Short task.
Whenever a line below holds the word "this", copy that line.

Dataset content.

========

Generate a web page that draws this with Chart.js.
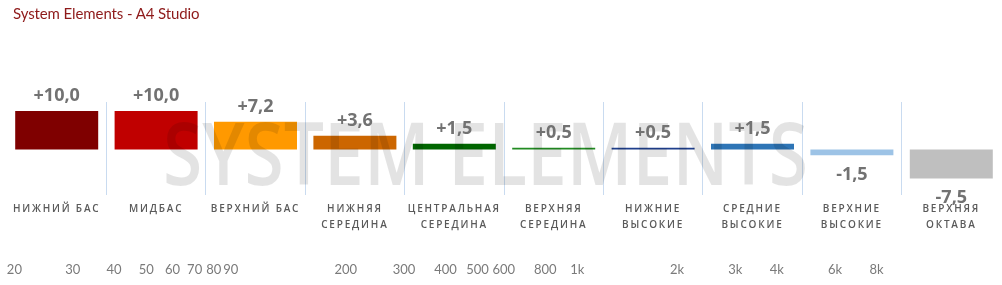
<!DOCTYPE html>
<html>
<head>
<meta charset="utf-8">
<script src="https://cdn.jsdelivr.net/npm/chart.js@4"></script>
<style>
  html, body { margin: 0; padding: 0; background: #fff; }
  #wrap { position: relative; width: 1002px; height: 285px; }
  #title { position: absolute; left: 13px; top: 4px; font: 15px Lato, sans-serif; color: #8e1a1a; letter-spacing: -0.1px; }
  canvas { position: absolute; left: 0; top: 0; }
</style>
</head>
<body>
<div id="wrap">
  <canvas id="chart" width="1002" height="285"></canvas>
  <div id="title">System Elements - A4 Studio</div>
</div>
<script>
const bandNames = [
  "НИЖНИЙ БАС", "МИДБАС", "ВЕРХНИЙ БАС",
  ["НИЖНЯЯ", "СЕРЕДИНА"], ["ЦЕНТРАЛЬНАЯ", "СЕРЕДИНА"], ["ВЕРХНЯЯ", "СЕРЕДИНА"],
  ["НИЖНИЕ", "ВЫСОКИЕ"], ["СРЕДНИЕ", "ВЫСОКИЕ"], ["ВЕРХНИЕ", "ВЫСОКИЕ"], ["ВЕРХНЯЯ", "ОКТАВА"]
];
const bandValues = [10, 10, 7.2, 3.6, 1.5, 0.5, 0.5, 1.5, -1.5, -7.5];
const bandColors = ["#7f0000", "#c00000", "#ff9900", "#cc6600", "#006600",
                    "#228b22", "#1f3f8c", "#2e75b6", "#9dc3e6", "#bfbfbf"];
const freqTicks = [20, 30, 40, 50, 60, 70, 80, 90, 200, 300, 400, 500, 600, 800,
                   1000, 2000, 3000, 4000, 6000, 8000];
const freqLabels = ["20", "30", "40", "50", "60", "70", "80", "90", "200", "300", "400",
                    "500", "600", "800", "1k", "2k", "3k", "4k", "6k", "8k"];

function fmt(v) {
  return (v > 0 ? "+" : "") + v.toFixed(1).replace(".", ",");
}

// spaced caps for the band names
const spacedLabels = {
  id: "spacedLabels",
  beforeDraw(chart) {
    const s = chart.scales.x;
    if (s._spaced) return;
    const orig = s.drawLabels.bind(s);
    s.drawLabels = function (area) {
      const ctx = this.ctx;
      ctx.save();
      ctx.letterSpacing = "1.8px";
      orig(area);
      ctx.restore();
    };
    s._spaced = true;
  }
};

const watermark = {
  id: "watermark",
  afterDatasetsDraw(chart) {
    const ctx = chart.ctx;
    ctx.save();
    ctx.font = '600 87px "Open Sans"';
    ctx.fillStyle = "rgba(0,0,0,0.11)";
    ctx.textAlign = "left";
    ctx.textBaseline = "alphabetic";
    ctx.fillText("SYSTEM ELEMENTS", 163, 185, 645);
    ctx.restore();
  }
};

const valueLabels = {
  id: "valueLabels",
  afterDraw(chart) {
    const ctx = chart.ctx;
    const meta = chart.getDatasetMeta(0);
    ctx.save();
    ctx.font = '700 18px "Open Sans"';
    ctx.fillStyle = "#727272";
    ctx.textAlign = "center";
    ctx.textBaseline = "alphabetic";
    meta.data.forEach((bar, i) => {
      const v = bandValues[i];
      const y = v >= 0 ? bar.y - 10 : bar.y + 25;
      ctx.fillText(fmt(v), bar.x, y);
    });
    ctx.restore();
  }
};

new Chart(document.getElementById("chart"), {
  type: "bar",
  data: {
    labels: bandNames,
    datasets: [{
      data: bandValues,
      backgroundColor: bandColors,
      borderWidth: 0,
      barPercentage: 0.835,
      categoryPercentage: 1
    }]
  },
  options: {
    responsive: false,
    animation: false,
    layout: { padding: { top: 102, left: 7, right: 1, bottom: 0 } },
    plugins: { legend: { display: false }, tooltip: { enabled: false } },
    scales: {
      y: { display: false, min: -11.8, max: 12.35 },
      x: {
        weight: 0,
        border: { display: false },
        grid: {
          offset: true,
          drawTicks: false,
          lineWidth: 1,
          color: c => (c.type === "tick" && c.index > 0) ? "#c9dbf0" : "rgba(0,0,0,0)"
        },
        ticks: {
          padding: 6,
          autoSkip: false,
          maxRotation: 0,
          minRotation: 0,
          color: "#5a5a5a",
          font: { family: "Open Sans", size: 10, weight: "600", lineHeight: 1.6 }
        },
        afterFit: s => { s.height = 40; s.paddingLeft = 0; s.paddingRight = 0; }
      },
      x2: {
        type: "logarithmic",
        position: "bottom",
        weight: 1,
        min: 19,
        max: 19000,
        border: { display: false },
        grid: { display: false, drawTicks: false },
        afterBuildTicks: s => { s.ticks = freqTicks.map(v => ({ value: v })); },
        ticks: {
          padding: 27,
          autoSkip: false,
          maxRotation: 0,
          minRotation: 0,
          color: "#7a7a7a",
          font: { family: "Lato", size: 13 },
          callback: (v, i) => freqLabels[i]
        },
        afterFit: s => { s.height = 50; s.paddingLeft = 0; s.paddingRight = 0; }
      }
    }
  },
  plugins: [spacedLabels, watermark, valueLabels]
});
</script>
</body>
</html>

========

Correct output.
Generate a web page that draws this with Chart.js.
      const ctx = this.ctx;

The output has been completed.